Nach einem weiteren Telefonat übermittelt das BMI am 21. Jänner die Agumentation, weshalb Soner Ö. privat einreisen dürfe. Am 22. Jänner folgt die formale Genehmigung aus Vorarlberg, mit dem Hinweis versehen: „Wir bitten um Mitteilung, sobald er sich auf den Weg nach Vorarlberg macht.“ Auch Sicherheitslandesrat Christian Gantner (ÖVP) kritisiert Kickl: „Es ist eine Frage des Charakters, ob man in so einer Situation versucht, Verantwortung auf einzelne Mitarbeiter abzuschieben.“ Hinter den Kulissen brodelte der Fall noch weiter.
Nicht aufgegeben
Am 23. Jänner ergeht eine E-Mail aus dem Landhaus an die BFA-Regionaldirektion Vorarlberg mit der Bitte um Hilfe. „Wir haben uns bereits im Vorfeld ein Match mit dem BMI geliefert, aber leider den Kürzeren gezogen.“ Dann die Frage: „Kann ein Asylantrag tatsächlich ein unbefristetes Rückkehrverbot overrulen?“ PS: „Er war gerade bei der BH und hat um Mindestsicherung angesucht.“ Am 24. Jänner folgt eine Mail ans BMI: „So unglaublich es ist, das Aylverfahren overruled solche fremdenpolizeilichen Maßnahmen.“ In der Zwischenzeit sucht Soner Ö. mehrfach um Grundversorgung an, wird zwischen Rathaus Lustenau und BH Dornbirn hin und her geschickt.

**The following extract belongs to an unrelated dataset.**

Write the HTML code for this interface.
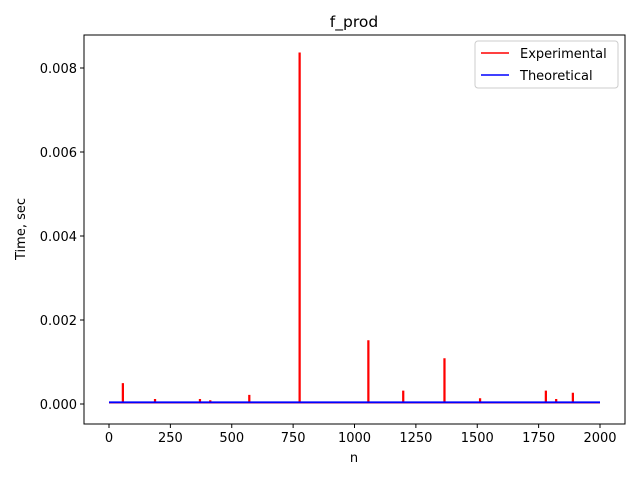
<!DOCTYPE html>
<html><head><meta charset="utf-8"><style>body{margin:0;background:#fff}svg{display:block;font-family:"DejaVu Sans","Liberation Sans",sans-serif}</style></head>
<body>
<svg id="chart" width="640" height="480"></svg>
<script>
const baseN=[0,2000];
const baseV=0.00003;
const spikeN=[55,186,369,411,570,775,1055,1197,1365,1510,1778,1820,1888];
const spikeV=[0.00048,0.0001,0.0001,0.00007,0.0002,0.00835,0.0015,0.0003,0.00107,0.00012,0.0003,0.0001,0.00025];
const theoN=[0,2000];
const theoV=[0.00004,0.00004];
const xTicks=[0,250,500,750,1000,1250,1500,1750,2000];
const yTicks=[0,0.002,0.004,0.006,0.008];
const yLabels=["0.000","0.002","0.004","0.006","0.008"];
const NS="http://www.w3.org/2000/svg";
const svg=document.getElementById('chart');
const L=84,R=625,T=35,B=424;
const xs=n=>109+n*(600-109)/2000;
const ys=v=>404-v*42000;
function mk(t,a,p){const e=document.createElementNS(NS,t);for(const k in a)e.setAttribute(k,a[k]);(p||svg).appendChild(e);return e;}
const frame=mk('rect',{x:L,y:T,width:R-L,height:B-T,fill:'none',stroke:'#000','stroke-width':1});


xTicks.forEach(t=>{
 const l=mk('line',{x1:xs(t),x2:xs(t),y1:B,y2:B+4,stroke:'#000'});
 
 
 const tx=mk('text',{x:xs(t),y:B+18,'text-anchor':'middle','font-size':13});tx.textContent=t;
 
 
});
yTicks.forEach((t,i)=>{
 const l=mk('line',{x1:L-4,x2:L,y1:ys(t),y2:ys(t),stroke:'#000'});
 
 
 const tx=mk('text',{x:L-7,y:ys(t)+5,'text-anchor':'end','font-size':13});tx.textContent=yLabels[i];
 
 
});
let pts=[[baseN[0],baseV]];
spikeN.forEach((n,i)=>{pts.push([n,baseV],[n,spikeV[i]],[n+3,spikeV[i]],[n+3,baseV]);});
pts.push([baseN[1],baseV]);
const pe=mk('polyline',{points:pts.map(p=>xs(p[0])+','+ys(p[1])).join(' '),fill:'none',stroke:'#ff0000','stroke-width':1.5});


const pt=mk('polyline',{points:theoN.map((n,i)=>xs(n)+','+ys(theoV[i])).join(' '),fill:'none',stroke:'#0000ff','stroke-width':1.8});


</script>
<svg style="position:absolute;left:0;top:0" width="640" height="480">
<text x="354" y="27" text-anchor="middle" font-size="15.5">f_prod</text>
<text x="354" y="462" text-anchor="middle" font-size="13">n</text>
<text x="25" y="229" text-anchor="middle" font-size="13" transform="rotate(-90 25 229)">Time, sec</text>
<g>
<rect x="475" y="41" width="143" height="47" rx="3" fill="#fff" stroke="#ccc"/>
<line x1="481" x2="509" y1="53" y2="53" stroke="#ff0000" stroke-width="1.5"/>
<text x="520" y="58" font-size="13">Experimental</text>
<line x1="481" x2="509" y1="75" y2="75" stroke="#0000ff" stroke-width="1.5"/>
<text x="520" y="80" font-size="13">Theoretical</text>
</g>
</svg>
</body></html>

Am 29. Jänner spricht er auch bei der Caritas vor. Soner Ö. fühlt sich ungerecht behandelt. Und zwar erneut von Alexander A., dem Leiter der Sozialabteilung, der ihm im früheren Leben das Aufenthaltsverbot ausstellte. Exakt zehn Jahre später um 15.20 Uhr ersticht Soner Ö. den Mann. Noch um 15.06 Uhr erreicht eine E-Mail das Landhaus: Die Grundversorgung für den Lebensunterhalt wurde genehmigt.